Exercise directions → Pictures excluded, return the lines below from the first through the line holding "import * as".
————
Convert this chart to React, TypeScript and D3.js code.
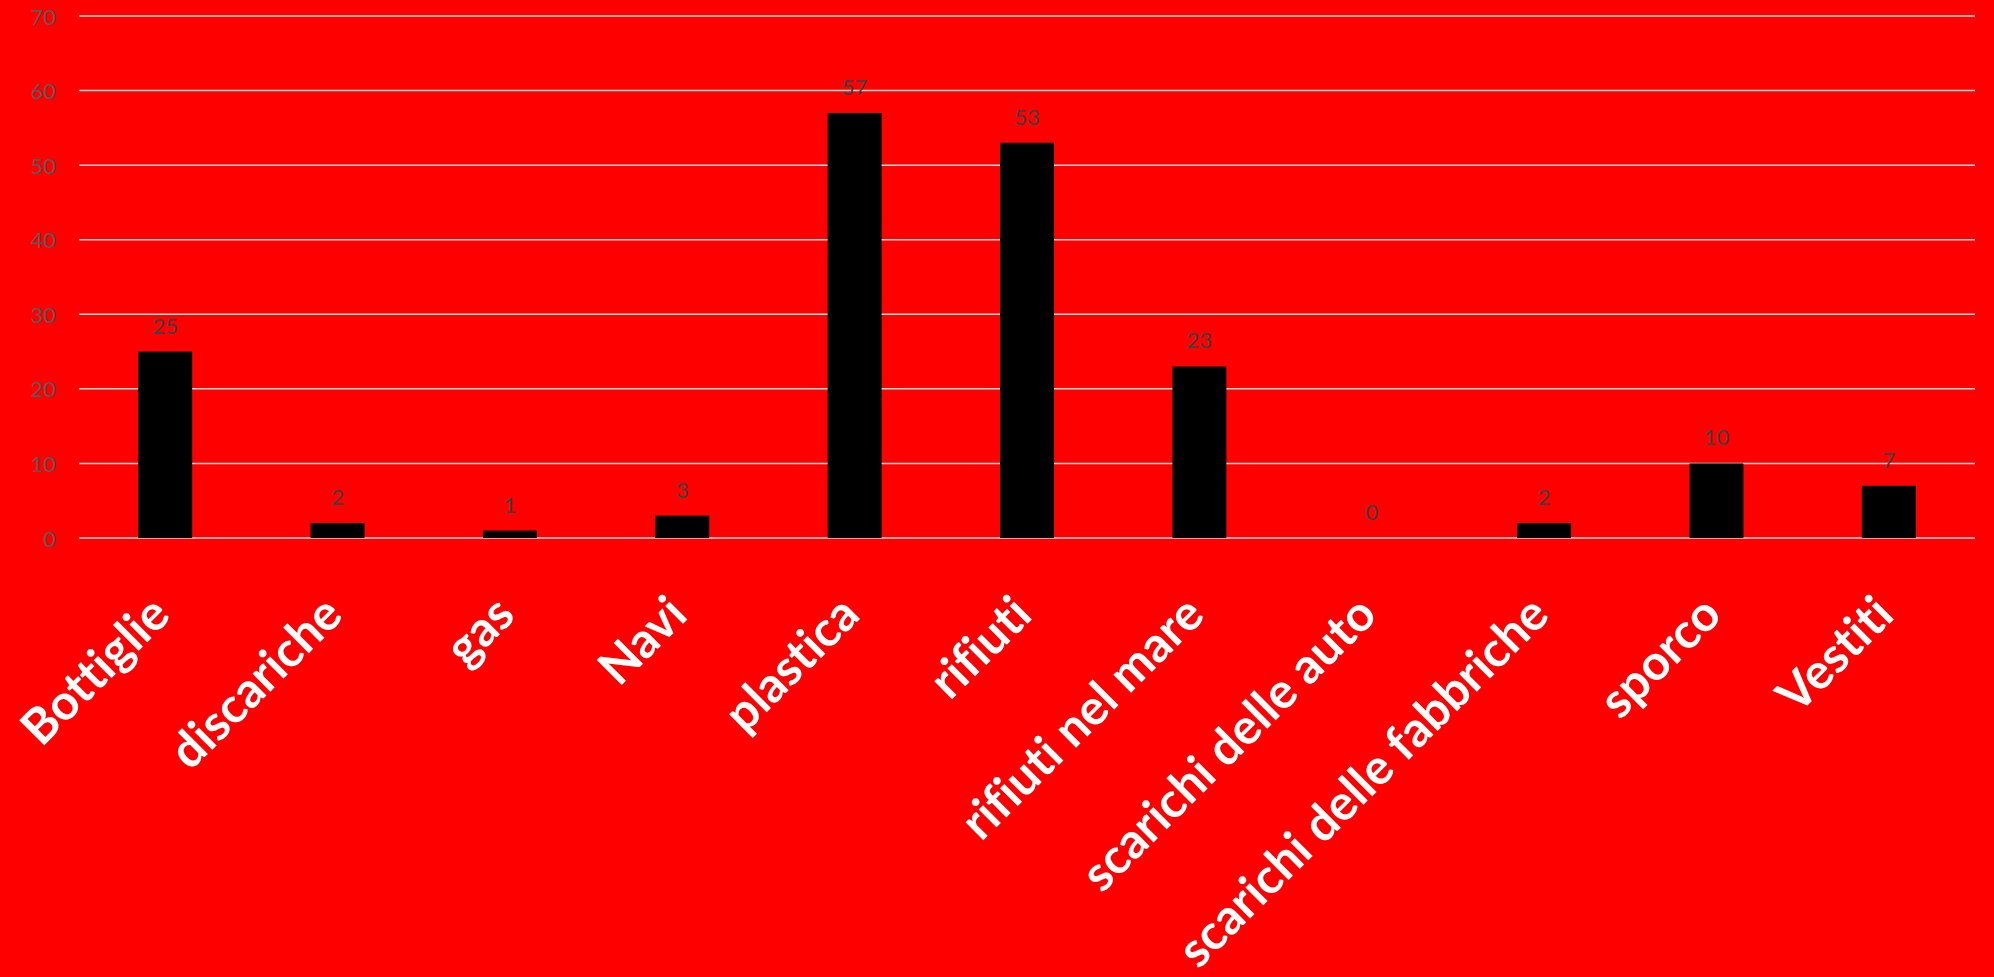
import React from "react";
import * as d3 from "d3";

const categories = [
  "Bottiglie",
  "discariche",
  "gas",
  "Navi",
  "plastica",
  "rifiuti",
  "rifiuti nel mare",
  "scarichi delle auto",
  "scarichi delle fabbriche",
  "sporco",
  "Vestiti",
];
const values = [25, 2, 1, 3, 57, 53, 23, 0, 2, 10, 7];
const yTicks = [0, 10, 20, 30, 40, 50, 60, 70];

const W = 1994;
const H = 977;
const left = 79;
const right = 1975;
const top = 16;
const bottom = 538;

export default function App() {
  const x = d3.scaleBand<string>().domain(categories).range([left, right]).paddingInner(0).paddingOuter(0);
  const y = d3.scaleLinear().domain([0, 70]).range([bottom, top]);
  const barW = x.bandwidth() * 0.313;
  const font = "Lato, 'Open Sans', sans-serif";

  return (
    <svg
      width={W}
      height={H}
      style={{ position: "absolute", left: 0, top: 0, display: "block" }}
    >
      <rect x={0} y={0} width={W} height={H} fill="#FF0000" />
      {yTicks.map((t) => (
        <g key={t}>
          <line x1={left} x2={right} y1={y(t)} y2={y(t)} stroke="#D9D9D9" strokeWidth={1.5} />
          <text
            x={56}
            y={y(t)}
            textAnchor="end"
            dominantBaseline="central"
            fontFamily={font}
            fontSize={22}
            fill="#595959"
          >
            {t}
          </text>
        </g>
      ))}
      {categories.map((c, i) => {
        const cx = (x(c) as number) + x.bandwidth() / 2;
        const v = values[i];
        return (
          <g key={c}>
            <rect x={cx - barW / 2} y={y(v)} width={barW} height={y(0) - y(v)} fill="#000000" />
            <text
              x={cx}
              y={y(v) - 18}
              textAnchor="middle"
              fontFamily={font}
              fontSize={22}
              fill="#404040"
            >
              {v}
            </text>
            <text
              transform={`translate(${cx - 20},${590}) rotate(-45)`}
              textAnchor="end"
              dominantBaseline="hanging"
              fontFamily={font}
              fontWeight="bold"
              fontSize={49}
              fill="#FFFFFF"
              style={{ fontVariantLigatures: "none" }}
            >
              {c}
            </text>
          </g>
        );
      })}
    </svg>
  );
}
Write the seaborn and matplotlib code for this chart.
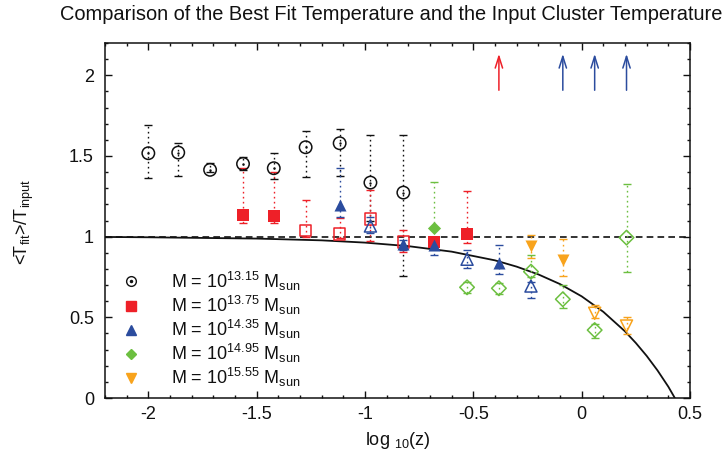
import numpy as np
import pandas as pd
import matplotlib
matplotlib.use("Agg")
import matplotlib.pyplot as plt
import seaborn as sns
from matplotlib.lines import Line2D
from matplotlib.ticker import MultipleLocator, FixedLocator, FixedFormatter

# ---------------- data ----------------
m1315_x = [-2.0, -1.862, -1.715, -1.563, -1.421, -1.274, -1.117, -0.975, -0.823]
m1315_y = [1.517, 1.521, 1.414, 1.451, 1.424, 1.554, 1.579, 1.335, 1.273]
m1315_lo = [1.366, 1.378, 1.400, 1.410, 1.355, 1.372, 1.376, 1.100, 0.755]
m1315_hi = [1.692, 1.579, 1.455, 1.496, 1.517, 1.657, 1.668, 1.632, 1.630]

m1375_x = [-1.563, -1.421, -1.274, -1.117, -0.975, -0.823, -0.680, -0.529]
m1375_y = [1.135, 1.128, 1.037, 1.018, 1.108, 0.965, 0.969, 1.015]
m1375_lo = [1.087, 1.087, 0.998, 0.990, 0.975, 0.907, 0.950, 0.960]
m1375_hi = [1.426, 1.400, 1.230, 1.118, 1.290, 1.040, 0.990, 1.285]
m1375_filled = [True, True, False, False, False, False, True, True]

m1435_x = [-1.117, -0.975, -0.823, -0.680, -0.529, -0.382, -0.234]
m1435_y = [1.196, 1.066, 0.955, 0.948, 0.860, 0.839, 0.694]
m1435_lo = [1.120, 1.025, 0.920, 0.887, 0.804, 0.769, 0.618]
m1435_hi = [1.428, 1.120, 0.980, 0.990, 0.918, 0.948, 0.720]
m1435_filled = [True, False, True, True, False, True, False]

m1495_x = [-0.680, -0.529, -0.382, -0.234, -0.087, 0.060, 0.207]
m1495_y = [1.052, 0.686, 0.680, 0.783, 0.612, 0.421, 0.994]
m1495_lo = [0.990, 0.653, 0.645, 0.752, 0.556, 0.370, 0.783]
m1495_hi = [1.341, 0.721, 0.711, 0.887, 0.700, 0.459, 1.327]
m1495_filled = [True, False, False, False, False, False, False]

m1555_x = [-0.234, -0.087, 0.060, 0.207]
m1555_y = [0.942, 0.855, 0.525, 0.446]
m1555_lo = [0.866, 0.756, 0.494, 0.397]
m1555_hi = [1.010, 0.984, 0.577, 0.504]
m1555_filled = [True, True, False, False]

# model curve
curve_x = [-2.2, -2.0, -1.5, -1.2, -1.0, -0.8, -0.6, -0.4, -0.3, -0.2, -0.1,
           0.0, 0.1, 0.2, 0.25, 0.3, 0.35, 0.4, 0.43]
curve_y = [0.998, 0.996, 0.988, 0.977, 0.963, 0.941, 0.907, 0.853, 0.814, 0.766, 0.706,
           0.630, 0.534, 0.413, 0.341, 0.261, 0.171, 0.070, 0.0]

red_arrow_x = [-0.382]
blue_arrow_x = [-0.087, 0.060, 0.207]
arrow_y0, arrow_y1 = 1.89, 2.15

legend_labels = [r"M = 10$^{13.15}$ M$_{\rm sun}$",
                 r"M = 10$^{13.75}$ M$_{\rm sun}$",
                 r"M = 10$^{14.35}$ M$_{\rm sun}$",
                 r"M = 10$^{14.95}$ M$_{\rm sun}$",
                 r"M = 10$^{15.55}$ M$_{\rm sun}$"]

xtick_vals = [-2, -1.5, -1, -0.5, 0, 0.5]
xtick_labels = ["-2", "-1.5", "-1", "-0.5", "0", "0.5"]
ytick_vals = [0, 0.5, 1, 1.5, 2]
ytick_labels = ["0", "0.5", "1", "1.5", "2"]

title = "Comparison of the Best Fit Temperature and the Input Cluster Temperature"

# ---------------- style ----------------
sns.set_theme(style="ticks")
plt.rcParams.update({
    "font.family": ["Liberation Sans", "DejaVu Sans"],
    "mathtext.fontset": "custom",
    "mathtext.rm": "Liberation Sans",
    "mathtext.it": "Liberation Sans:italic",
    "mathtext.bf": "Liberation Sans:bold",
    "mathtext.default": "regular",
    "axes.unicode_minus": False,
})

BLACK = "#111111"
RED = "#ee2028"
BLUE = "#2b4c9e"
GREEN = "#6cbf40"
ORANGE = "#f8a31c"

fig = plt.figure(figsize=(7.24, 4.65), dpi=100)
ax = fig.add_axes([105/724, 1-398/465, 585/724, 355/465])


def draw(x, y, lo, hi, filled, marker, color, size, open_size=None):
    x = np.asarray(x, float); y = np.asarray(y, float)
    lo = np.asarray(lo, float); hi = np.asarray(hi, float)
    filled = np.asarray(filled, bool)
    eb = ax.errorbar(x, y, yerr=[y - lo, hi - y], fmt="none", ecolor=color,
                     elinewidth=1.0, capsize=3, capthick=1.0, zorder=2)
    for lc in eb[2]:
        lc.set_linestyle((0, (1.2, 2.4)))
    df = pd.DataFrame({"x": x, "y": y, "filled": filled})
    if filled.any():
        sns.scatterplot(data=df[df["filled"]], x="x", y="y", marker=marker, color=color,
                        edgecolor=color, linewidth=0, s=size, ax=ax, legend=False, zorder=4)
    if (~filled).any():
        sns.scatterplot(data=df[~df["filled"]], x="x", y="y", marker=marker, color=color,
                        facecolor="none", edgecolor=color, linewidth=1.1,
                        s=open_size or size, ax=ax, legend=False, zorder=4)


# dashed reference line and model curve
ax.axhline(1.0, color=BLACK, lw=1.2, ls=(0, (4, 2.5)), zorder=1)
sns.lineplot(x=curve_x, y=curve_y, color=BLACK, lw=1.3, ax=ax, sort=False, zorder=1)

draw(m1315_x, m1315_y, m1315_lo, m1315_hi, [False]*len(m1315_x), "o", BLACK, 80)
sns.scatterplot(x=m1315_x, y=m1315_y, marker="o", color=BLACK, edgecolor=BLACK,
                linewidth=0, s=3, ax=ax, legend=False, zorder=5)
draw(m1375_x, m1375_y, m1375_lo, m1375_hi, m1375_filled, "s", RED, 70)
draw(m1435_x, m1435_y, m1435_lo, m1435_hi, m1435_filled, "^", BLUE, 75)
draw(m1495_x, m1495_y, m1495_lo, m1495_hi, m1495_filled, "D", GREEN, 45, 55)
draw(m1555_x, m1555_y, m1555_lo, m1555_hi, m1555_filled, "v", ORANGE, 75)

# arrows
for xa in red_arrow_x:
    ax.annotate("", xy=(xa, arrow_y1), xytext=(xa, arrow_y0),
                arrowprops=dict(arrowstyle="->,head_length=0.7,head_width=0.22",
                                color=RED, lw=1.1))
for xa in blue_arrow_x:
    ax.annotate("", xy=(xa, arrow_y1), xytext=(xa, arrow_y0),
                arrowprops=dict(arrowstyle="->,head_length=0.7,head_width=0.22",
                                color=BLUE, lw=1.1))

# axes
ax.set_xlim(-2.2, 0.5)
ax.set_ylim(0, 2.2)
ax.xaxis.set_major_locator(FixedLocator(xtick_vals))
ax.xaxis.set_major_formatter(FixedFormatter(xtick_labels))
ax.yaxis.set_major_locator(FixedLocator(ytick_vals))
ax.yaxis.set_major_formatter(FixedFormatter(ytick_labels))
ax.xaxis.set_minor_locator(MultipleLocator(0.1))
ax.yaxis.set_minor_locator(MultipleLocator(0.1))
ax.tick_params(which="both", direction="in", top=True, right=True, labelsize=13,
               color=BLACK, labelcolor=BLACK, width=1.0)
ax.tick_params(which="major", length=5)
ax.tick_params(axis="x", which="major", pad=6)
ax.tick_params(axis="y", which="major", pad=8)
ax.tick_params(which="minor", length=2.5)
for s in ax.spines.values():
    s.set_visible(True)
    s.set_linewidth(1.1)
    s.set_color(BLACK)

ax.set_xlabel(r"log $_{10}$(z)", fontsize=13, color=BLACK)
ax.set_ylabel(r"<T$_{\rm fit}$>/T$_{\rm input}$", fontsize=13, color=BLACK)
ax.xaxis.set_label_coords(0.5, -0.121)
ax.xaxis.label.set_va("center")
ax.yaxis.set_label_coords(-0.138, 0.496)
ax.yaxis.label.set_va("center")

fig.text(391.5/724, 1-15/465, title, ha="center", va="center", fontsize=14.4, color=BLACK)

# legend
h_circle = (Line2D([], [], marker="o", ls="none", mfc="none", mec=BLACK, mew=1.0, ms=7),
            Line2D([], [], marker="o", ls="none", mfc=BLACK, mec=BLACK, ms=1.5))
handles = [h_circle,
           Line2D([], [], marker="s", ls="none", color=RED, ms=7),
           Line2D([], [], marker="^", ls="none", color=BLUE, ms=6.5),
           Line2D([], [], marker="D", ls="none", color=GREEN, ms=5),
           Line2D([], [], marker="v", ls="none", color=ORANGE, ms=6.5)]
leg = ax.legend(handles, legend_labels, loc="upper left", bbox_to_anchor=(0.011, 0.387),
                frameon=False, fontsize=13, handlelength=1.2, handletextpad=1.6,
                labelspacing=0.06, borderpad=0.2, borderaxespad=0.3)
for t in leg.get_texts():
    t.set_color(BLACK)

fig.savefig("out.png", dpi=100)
————
Output for this task →
Convert this chart to React, TypeScript and D3.js code.
import React from "react";
import * as d3 from "d3";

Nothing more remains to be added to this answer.